Blog Tour – The Undying of Obedience Wellrest

Hello hello, and welcome or welcome back to my little bookish corner of the internet. Today is my stop on the blog tour for the young adult Gothic novel, The Undying of Obedience Wellrest, and I’m really excited to be sharing my review. A big thank you to Chicken House for sending this spectacular book my way and for including me in this blog tour.

Synopsis
To the horror of young gravedigger, Ned, body-snatchers have been visiting his churchyard in the dead of night. Until now, he’d been daydreaming about another visitor – daughter of the manor, Obedience Wellrest.

But 16-year-old Obedience has troubles of her own: her loving but overbearing father, and his wish to see her married to a rich man of science, Phineas Mordaunt.

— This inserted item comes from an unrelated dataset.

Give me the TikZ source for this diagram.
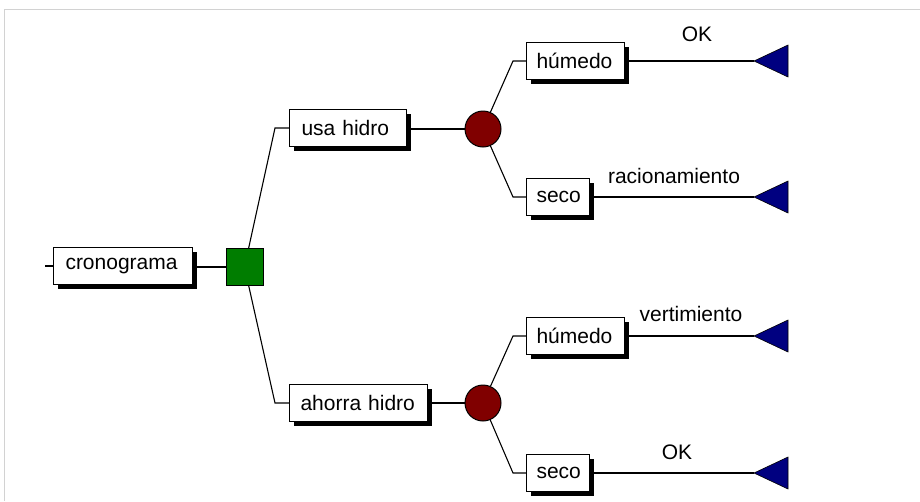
\documentclass[tikz,border=0pt]{standalone}
\usepackage{fontspec}
\setmainfont{Liberation Sans}
\usetikzlibrary{shadows}
\definecolor{decgreen}{RGB}{0,125,0}
\definecolor{chancered}{RGB}{128,0,0}
\definecolor{endblue}{RGB}{0,0,128}
\tikzset{
  x=1pt, y=-1pt,
  every node/.style={font=\fontsize{21}{24}\selectfont},
  label box/.style={draw=black, line width=1pt, fill=white, rectangle,
    minimum height=37pt, inner ysep=0pt, inner xsep=12pt, align=left,
    drop shadow={shadow xshift=4pt, shadow yshift=-4pt, fill=black, opacity=1}},
  decision/.style={draw=black, line width=1pt, fill=decgreen, rectangle,
    minimum size=37pt, inner sep=0pt},
  chance/.style={draw=black, line width=1pt, fill=chancered, circle,
    minimum size=36pt, inner sep=0pt},
  branch/.style={draw=black, line width=1.1pt},
  termmark/.style={fill=endblue, draw=black, line width=0.6pt},
  outcome/.style={inner sep=0pt}
}
\newcommand{\termtri}[2]{%
  \path[termmark] (#1,#2) -- (#1+34,#2-16) -- (#1+34,#2+16) -- cycle;}
\begin{document}
\begin{tikzpicture}
\useasboundingbox (0,0) rectangle (920,501);
% light frame
\draw[gray!35, line width=1pt] (4,501) -- (4,9) -- (920,9);

% nodes
\node[label box, text width=115pt, anchor=west] (cron) at (53,266) {cronograma};
\node[decision] (sq) at (244.5,267) {};
\node[label box, text width=93pt, anchor=west] (usa) at (289,128) {usa hidro};
\node[label box, text width=120pt, inner xsep=9pt, anchor=west] (ahorra) at (289,403) {\hspace*{2pt}ahorra hidro};
\node[chance] (c1) at (483,129) {};
\node[chance] (c2) at (483,403) {};
\node[label box, text width=78pt, inner xsep=10pt, anchor=west] (hum1) at (526,61) {húmedo};
\node[label box, text width=43pt, inner xsep=10pt, anchor=west] (seco1) at (526,197) {seco};
\node[label box, text width=78pt, inner xsep=10pt, anchor=west] (hum2) at (526,336) {húmedo};
\node[label box, text width=43pt, inner xsep=10pt, anchor=west] (seco2) at (526,473) {seco};

% elbows and end points
\coordinate (start) at (45,266);
\coordinate (e1) at (275,128);
\coordinate (e2) at (275,403);
\coordinate (e3) at (513,61);
\coordinate (e4) at (513,197);
\coordinate (e5) at (513,336);
\coordinate (e6) at (513,473);
\coordinate (t1) at (754,61);
\coordinate (t2) at (754,197);
\coordinate (t3) at (754,336);
\coordinate (t4) at (754,473);

% terminal triangles
\termtri{754}{61}
\termtri{754}{197}
\termtri{754}{336}
\termtri{754}{473}

% connectors
\draw[branch] (start) -- (cron.west);
\draw[branch] (cron.east |- sq) -- (sq);
\draw[branch] (sq) -- (e1) -- (usa.west);
\draw[branch] (sq) -- (e2) -- (ahorra.west);
\draw[branch] (usa.east |- c1) -- (c1);
\draw[branch] (ahorra.east) -- (c2);
\draw[branch] (c1) -- (e3) -- (hum1.west);
\draw[branch] (c1) -- (e4) -- (seco1.west);
\draw[branch] (c2) -- (e5) -- (hum2.west);
\draw[branch] (c2) -- (e6) -- (seco2.west);
\draw[branch] (hum1.east) -- (t1);
\draw[branch] (seco1.east) -- (t2);
\draw[branch] (hum2.east) -- (t3);
\draw[branch] (seco2.east) -- (t4);

% outcome labels
\node[outcome] (o1) at (697,34) {OK};
\node[outcome] (o2) at (674,176) {racionamiento};
\node[outcome] (o3) at (691,314) {vertimiento};
\node[outcome] (o4) at (677,452) {OK};
\end{tikzpicture}
\end{document}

But when Mordaunt starts to poke his nose into her family history – in particular, the ruinous research of late Uncle Herbert – Obedience enters into a dangerous game of Death, and Ned might be the only person who can save her …

Review
Rating: 5 stars
I adored this book. It was lush with a modern Gothic feel, largely set in turns in a graveyard and a crumbling manor house. The descriptions of ivy sneaking in, of freshly dug graves, and of the realities of grave robbers made this one of the most atmospheric books I’ve read in a long while.

Both Bede and Ned are wonderful characters, completely different and yet achingly similar. Ned has the purest of hearts, wanting only to please his grandfather, and lonely in a way that maybe even he couldn’t put into words, with his fly Moshca his only reliable company. He hopes to follow in his grandfather’s footsteps as sexton of the graveyard he has grown up next to, but with grave robbers in action, the vicar and soon the village are growing distrustful of the family pair.

Bede, meanwhile, is desperate only to continue educating herself via all the books and journals she can get her hands on. She thrives on scientific research, and with the appearance of Phineas Modaunt, she fears the end of her science studies and independent living, should her father force her to marry as he wishes.

The book is told from both of their perspectives, alternating between giving us insights to Ned’s troubles and Bede’s crumbling world. Both are beautiful, both are painful, and both offer a strength that they might not be aware they hold.

Throughout the book, both characters grow individually, and find themselves drawn together too. Ned is openly smitten with Bede, and Bede, while more reserved, relies on Ned for problems she couldn’t solve alone. Ned’s grandfather comes to play an important role in both their lives unexpectedly, and I had a soft spot for the old man by the time the book was done.

It was an utterly spectacular book, full of emotional moments and the importance of trust, looking at what a delicate thing it can be, both in being built and broken. It looks at science and it looks at love. It talks of the realities of scientific development, and how women had to fight for even minimal consideration not so very long ago. So much can be taken from this story, and it is a wonderful read for those of any age.

Thanks so much for stopping by for this review today. I really hope you’ve enjoyed my thoughts on this incredibly special book; it’s certainly not one I’ll forget in a long while, and I highly recommend it! A thank you again too to Chicken House for sending this book my way.